Data: 2008-09-07 17:26:54
Temat: Re: Rodzina zastępcza
Od: medea <e...@p...fm>
Pokaż wszystkie nagłówki
Ikselka pisze:
> To za duże wymagania wobec małego człowieka, ciążar ponad jego siły, i
> nawet jeśli on spełnia oczekiwania rodziców, kiwając główką, że rozumie, to
> przecież całym sobą musi się buntować, wewnątrz sej niedojrzałej psychiki,
> głęboko, starając się może tego nie pokazać, ale przecież to kiedyś musi
> pęknąć jak wrzód...
A pomyślałaś o tym, że dziecko może się cieszyć z faktu nowego
rodzeństwa? Nie wiem, o dzieciach w jakim wieku piszesz, ale -
zakładając, że mówimy o dziecku kilkuletnim - czy dla niego to ma
rzeczywiście aż takie znaczenie w jaki sposób to drugie dziecko pojawiło
się w jego życiu? Czy jest biologicznym dzieckiem rodziców czy nie?
Przypuszczam, że moja córka by się cieszyła, gdyby została "obdarowana"
takim rodzeństwem, nie mniej i nie inaczej niż naturalnym, gdyby została
do tego odpowiednio przygotowana.
> Twierdzę: ludzie mający rodzone dzieci popełniają na nich wielkie zło
> przygarniając obce.

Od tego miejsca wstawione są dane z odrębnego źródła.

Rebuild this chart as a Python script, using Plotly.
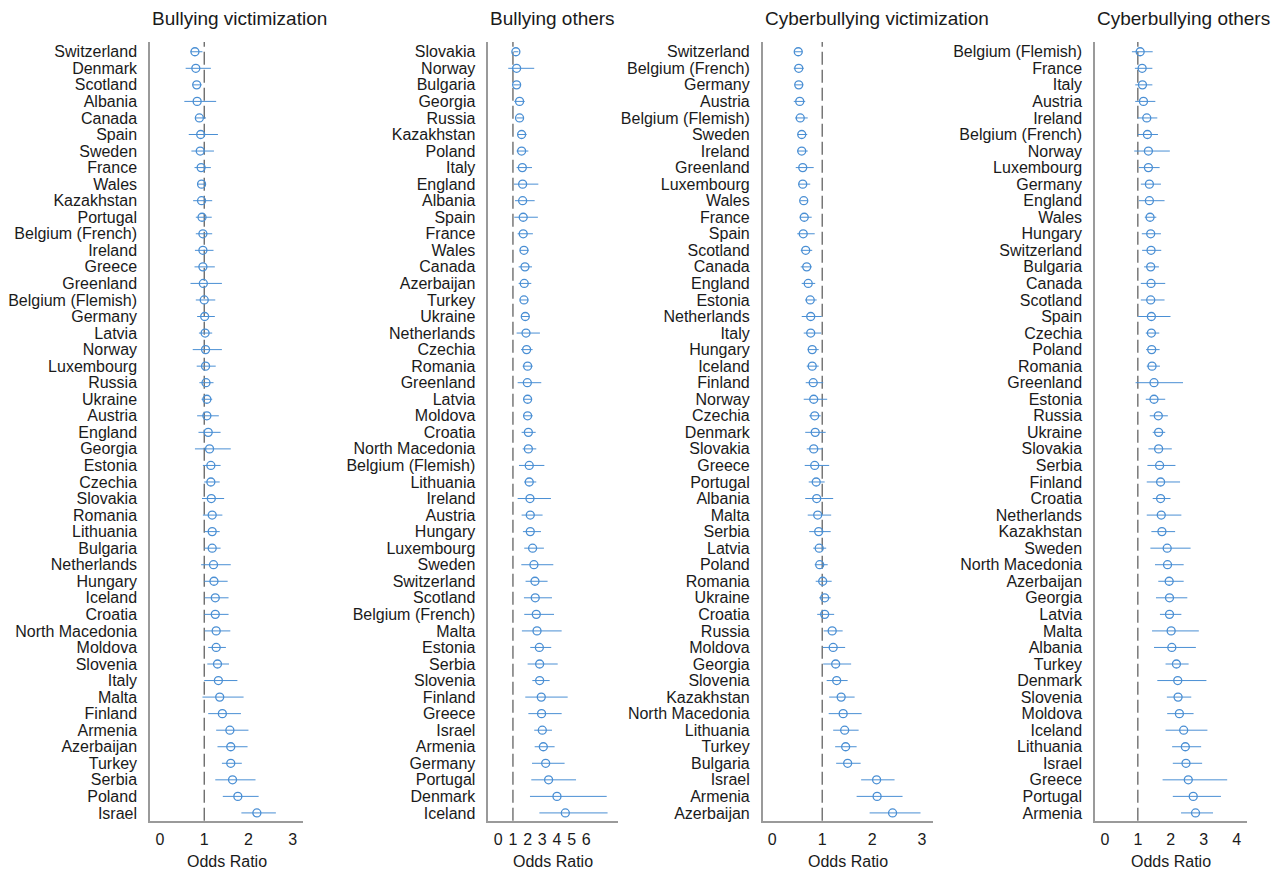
import plotly.graph_objects as go

# ---------------- Data ----------------
bv_countries = ["Switzerland", "Denmark", "Scotland", "Albania", "Canada", "Spain", "Sweden", "France",
                "Wales", "Kazakhstan", "Portugal", "Belgium (French)", "Ireland", "Greece", "Greenland",
                "Belgium (Flemish)", "Germany", "Latvia", "Norway", "Luxembourg", "Russia", "Ukraine",
                "Austria", "England", "Georgia", "Estonia", "Czechia", "Slovakia", "Romania", "Lithuania",
                "Bulgaria", "Netherlands", "Hungary", "Iceland", "Croatia", "North Macedonia", "Moldova",
                "Slovenia", "Italy", "Malta", "Finland", "Armenia", "Azerbaijan", "Turkey", "Serbia",
                "Poland", "Israel"]
bv_or = [0.79, 0.81, 0.83, 0.84, 0.89, 0.92, 0.91, 0.93, 0.94, 0.94, 0.95, 0.97, 0.97, 0.97, 0.98,
         1.00, 1.01, 1.02, 1.03, 1.03, 1.04, 1.06, 1.06, 1.09, 1.12, 1.15, 1.15, 1.16, 1.18, 1.18,
         1.18, 1.21, 1.22, 1.25, 1.25, 1.27, 1.27, 1.30, 1.32, 1.35, 1.41, 1.58, 1.60, 1.60, 1.64,
         1.76, 2.19]
bv_lo = [0.69, 0.58, 0.74, 0.55, 0.79, 0.65, 0.71, 0.78, 0.86, 0.75, 0.81, 0.81, 0.79, 0.78, 0.69,
         0.81, 0.84, 0.88, 0.74, 0.83, 0.89, 0.94, 0.84, 0.87, 0.79, 0.97, 1.00, 0.95, 0.97, 1.01,
         1.00, 0.93, 1.00, 1.01, 1.00, 1.01, 1.09, 1.07, 1.00, 0.96, 1.09, 1.27, 1.30, 1.40, 1.25,
         1.42, 1.84]
bv_hi = [0.96, 1.15, 0.94, 1.27, 1.04, 1.31, 1.22, 1.15, 1.04, 1.18, 1.17, 1.18, 1.21, 1.24, 1.40,
         1.25, 1.24, 1.18, 1.40, 1.26, 1.21, 1.18, 1.33, 1.37, 1.60, 1.37, 1.35, 1.45, 1.41, 1.35,
         1.37, 1.60, 1.53, 1.55, 1.55, 1.59, 1.49, 1.56, 1.75, 1.89, 1.83, 2.00, 1.98, 1.85, 2.16,
         2.23, 2.62]

bo_countries = ["Slovakia", "Norway", "Bulgaria", "Georgia", "Russia", "Kazakhstan", "Poland", "Italy",
                "England", "Albania", "Spain", "France", "Wales", "Canada", "Azerbaijan", "Turkey",
                "Ukraine", "Netherlands", "Czechia", "Romania", "Greenland", "Latvia", "Moldova", "Croatia",
                "North Macedonia", "Belgium (Flemish)", "Lithuania", "Ireland", "Austria", "Hungary",
                "Luxembourg", "Sweden", "Switzerland", "Scotland", "Belgium (French)", "Malta", "Estonia",
                "Serbia", "Slovenia", "Finland", "Greece", "Israel", "Armenia", "Germany", "Portugal",
                "Denmark", "Iceland"]
bo_or = [1.20, 1.25, 1.25, 1.45, 1.45, 1.59, 1.59, 1.64, 1.66, 1.66, 1.70, 1.70, 1.75, 1.82, 1.77,
         1.75, 1.84, 1.89, 1.93, 2.00, 1.98, 2.00, 2.00, 2.05, 2.05, 2.11, 2.11, 2.16, 2.18, 2.18,
         2.34, 2.43, 2.50, 2.52, 2.59, 2.64, 2.80, 2.82, 2.82, 2.93, 2.95, 3.00, 3.07, 3.23, 3.43,
         4.00, 4.57]
bo_lo = [1.05, 0.68, 1.02, 1.09, 1.25, 1.30, 1.25, 1.25, 1.07, 1.14, 1.09, 1.32, 1.48, 1.39, 1.39,
         1.48, 1.55, 1.25, 1.55, 1.66, 1.32, 1.70, 1.70, 1.59, 1.66, 1.41, 1.77, 1.32, 1.59, 1.68,
         1.77, 1.57, 1.86, 1.75, 1.77, 1.61, 2.18, 2.00, 2.32, 1.84, 2.05, 2.45, 2.48, 2.30, 2.25,
         2.16, 2.80]
bo_hi = [1.37, 2.45, 1.48, 1.80, 1.70, 1.93, 2.05, 2.30, 2.73, 2.48, 2.70, 2.36, 2.07, 2.30, 2.25,
         2.05, 2.11, 2.84, 2.34, 2.34, 2.93, 2.30, 2.34, 2.55, 2.59, 3.14, 2.59, 3.59, 3.02, 2.91,
         3.11, 3.75, 3.36, 3.66, 3.80, 4.32, 3.61, 4.05, 3.50, 4.73, 4.32, 3.66, 3.84, 4.52, 5.30,
         7.39, 7.45]

cv_countries = ["Switzerland", "Belgium (French)", "Germany", "Austria", "Belgium (Flemish)", "Sweden",
                "Ireland", "Greenland", "Luxembourg", "Wales", "France", "Spain", "Scotland", "Canada",
                "England", "Estonia", "Netherlands", "Italy", "Hungary", "Iceland", "Finland", "Norway",
                "Czechia", "Denmark", "Slovakia", "Greece", "Portugal", "Albania", "Malta", "Serbia",
                "Latvia", "Poland", "Romania", "Ukraine", "Croatia", "Russia", "Moldova", "Georgia",
                "Slovenia", "Kazakhstan", "North Macedonia", "Lithuania", "Turkey", "Bulgaria", "Israel",
                "Armenia", "Azerbaijan"]
cv_or = [0.52, 0.53, 0.53, 0.55, 0.56, 0.59, 0.59, 0.61, 0.61, 0.63, 0.64, 0.62, 0.67, 0.69, 0.72,
         0.76, 0.77, 0.77, 0.80, 0.80, 0.82, 0.83, 0.85, 0.86, 0.83, 0.85, 0.88, 0.89, 0.91, 0.93,
         0.94, 0.95, 1.01, 1.05, 1.05, 1.20, 1.22, 1.27, 1.29, 1.38, 1.42, 1.45, 1.47, 1.51, 2.09,
         2.10, 2.41]
cv_lo = [0.44, 0.43, 0.45, 0.43, 0.46, 0.51, 0.50, 0.47, 0.52, 0.56, 0.55, 0.50, 0.57, 0.57, 0.59,
         0.66, 0.59, 0.63, 0.71, 0.69, 0.67, 0.63, 0.74, 0.66, 0.69, 0.65, 0.73, 0.66, 0.71, 0.74,
         0.82, 0.85, 0.87, 0.94, 0.90, 1.03, 1.01, 1.02, 1.09, 1.14, 1.13, 1.22, 1.26, 1.28, 1.78,
         1.69, 1.95]
cv_hi = [0.60, 0.63, 0.62, 0.66, 0.71, 0.70, 0.71, 0.83, 0.76, 0.70, 0.79, 0.85, 0.80, 0.79, 0.86,
         0.89, 0.99, 0.98, 0.93, 0.93, 1.02, 1.10, 0.97, 1.07, 1.01, 1.14, 1.05, 1.22, 1.18, 1.17,
         1.08, 1.11, 1.19, 1.17, 1.24, 1.41, 1.46, 1.58, 1.51, 1.65, 1.79, 1.73, 1.69, 1.77, 2.45,
         2.61, 2.97]

co_countries = ["Belgium (Flemish)", "France", "Italy", "Austria", "Ireland", "Belgium (French)", "Norway",
                "Luxembourg", "Germany", "England", "Wales", "Hungary", "Switzerland", "Bulgaria", "Canada",
                "Scotland", "Spain", "Czechia", "Poland", "Romania", "Greenland", "Estonia", "Russia",
                "Ukraine", "Slovakia", "Serbia", "Finland", "Croatia", "Netherlands", "Kazakhstan", "Sweden",
                "North Macedonia", "Azerbaijan", "Georgia", "Latvia", "Malta", "Albania", "Turkey",
                "Denmark", "Slovenia", "Moldova", "Iceland", "Lithuania", "Israel", "Greece", "Portugal",
                "Armenia"]
co_or = [1.07, 1.13, 1.14, 1.17, 1.27, 1.29, 1.32, 1.32, 1.35, 1.35, 1.37, 1.39, 1.40, 1.39, 1.40,
         1.39, 1.41, 1.41, 1.42, 1.43, 1.49, 1.49, 1.62, 1.63, 1.63, 1.66, 1.69, 1.69, 1.71, 1.73,
         1.89, 1.90, 1.95, 1.96, 1.96, 2.01, 2.03, 2.17, 2.21, 2.22, 2.26, 2.39, 2.44, 2.46, 2.53,
         2.68, 2.75]
co_lo = [0.82, 0.91, 0.92, 0.92, 1.00, 1.00, 0.89, 1.03, 1.09, 1.03, 1.21, 1.12, 1.13, 1.19, 1.09,
         1.09, 1.01, 1.24, 1.25, 1.27, 0.93, 1.24, 1.36, 1.45, 1.32, 1.29, 1.27, 1.45, 1.27, 1.41,
         1.38, 1.52, 1.62, 1.55, 1.67, 1.43, 1.49, 1.84, 1.59, 1.88, 1.89, 1.84, 2.04, 2.06, 1.75,
         2.06, 2.31]
co_hi = [1.45, 1.44, 1.44, 1.53, 1.59, 1.61, 1.97, 1.66, 1.70, 1.81, 1.56, 1.70, 1.71, 1.64, 1.83,
         1.81, 1.99, 1.65, 1.66, 1.67, 2.37, 1.83, 1.91, 1.83, 2.03, 2.14, 2.28, 1.99, 2.32, 2.13,
         2.60, 2.39, 2.39, 2.50, 2.32, 2.85, 2.76, 2.54, 3.08, 2.62, 2.69, 3.11, 2.92, 2.95, 3.71,
         3.52, 3.28]

titles = ["Bullying victimization", "Bullying others", "Cyberbullying victimization", "Cyberbullying others"]
x_ticks = [[0, 1, 2, 3], [0, 1, 2, 3, 4, 5, 6], [0, 1, 2, 3], [0, 1, 2, 3, 4]]
x_title = "Odds Ratio"

# ---------------- Layout settings ----------------
W, H = 1287, 870
BLUE = "#4a8fd4"
FONT = "Liberation Sans, Arial, Helvetica, sans-serif"
panels = [
    (bv_countries, bv_or, bv_lo, bv_hi),
    (bo_countries, bo_or, bo_lo, bo_hi),
    (cv_countries, cv_or, cv_lo, cv_hi),
    (co_countries, co_or, co_lo, co_hi),
]
x_px = [(150, 303.3), (488.3, 618.3), (762.7, 932.7), (1095, 1247.3)]
x_ranges = [[-0.226, 3.24], [-0.68, 8.18], [-0.192, 3.214], [-0.30, 4.32]]
y_dom = [(H - 820.7) / H, (H - 42) / H]

fig = go.Figure()
annotations = []
shapes = []
layout = dict(
    width=W, height=H,
    margin=dict(l=0, r=0, t=0, b=0),
    paper_bgcolor="white", plot_bgcolor="white",
    showlegend=False,
    font=dict(family=FONT, size=16, color="#1a1a1a"),
)

for i, (countries, orv, lo, hi) in enumerate(panels):
    n = i + 1
    xa = "x" if n == 1 else f"x{n}"
    ya = "y" if n == 1 else f"y{n}"
    plus = [h - o for h, o in zip(hi, orv)]
    minus = [o - l for o, l in zip(orv, lo)]
    fig.add_trace(go.Scatter(
        x=orv, y=countries, xaxis=xa, yaxis=ya, mode="markers",
        marker=dict(symbol="circle-open", size=8, color=BLUE, line=dict(width=1.3)),
        error_x=dict(type="data", symmetric=False, array=plus, arrayminus=minus,
                     width=0, thickness=1, color=BLUE),
        hoverinfo="skip",
    ))
    dom = [x_px[i][0] / W, x_px[i][1] / W]
    layout["xaxis" if n == 1 else f"xaxis{n}"] = dict(
        domain=dom, range=x_ranges[i], anchor=ya,
        tickmode="array", tickvals=x_ticks[i], ticktext=[str(t) for t in x_ticks[i]],
        showline=True, linecolor="#9a9a9a", linewidth=1.5,
        showgrid=False, zeroline=False, ticks="", ticklabelstandoff=3,
        tickfont=dict(size=16, family=FONT, color="#1a1a1a"),
    )
    layout["yaxis" if n == 1 else f"yaxis{n}"] = dict(
        domain=y_dom, anchor=xa, type="category",
        categoryorder="array", categoryarray=countries,
        tickmode="array", tickvals=countries, ticktext=countries,
        range=[len(countries) - 1 + 0.47, -0.59],
        showline=True, linecolor="#9a9a9a", linewidth=1.5,
        showgrid=False, zeroline=False, ticks="", ticklabelstandoff=8,
        tickfont=dict(size=16, family=FONT, color="#1a1a1a"),
    )
    shapes.append(dict(type="line", xref=xa, yref=f"{ya} domain", x0=1, x1=1, y0=0, y1=1,
                       line=dict(color="#555555", width=1.2, dash="13px,5px"), layer="below"))
    annotations.append(dict(text=titles[i], xref="paper", yref="paper", x=dom[0], y=(H - 18) / H,
                            xanchor="left", yanchor="middle", showarrow=False,
                            font=dict(size=19, family=FONT, color="#1a1a1a")))
    annotations.append(dict(text=x_title, xref="paper", yref="paper", x=(dom[0] + dom[1]) / 2,
                            y=(H - 861) / H, xanchor="center", yanchor="middle", showarrow=False,
                            font=dict(size=16, family=FONT, color="#1a1a1a")))

layout["annotations"] = annotations
layout["shapes"] = shapes
fig.update_layout(**layout)
fig.write_html("out.html",
               config={"displayModeBar": False},
               post_script="document.body.style.margin='0px';document.body.style.overflow='hidden';")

To rana nie do zabliźnienia, ból nie do wyrównania,
> niegasnący, nasilający się z wiekiem, kiedy to młody człowiek uświadamia
> sobie coraz nowe aspekty i następstwa, poza czysto fizycznym dzieleniem się
> mamą i tatą...
Darując mu naturalne rodzeństwo tez zadajesz dziecku ranę?
Przyznam, że nie patrzyłam nigdy na ten problem pod tym kątem, chociaż
nie raz zastanawiałam się nad "przygarnięciem" dziecka.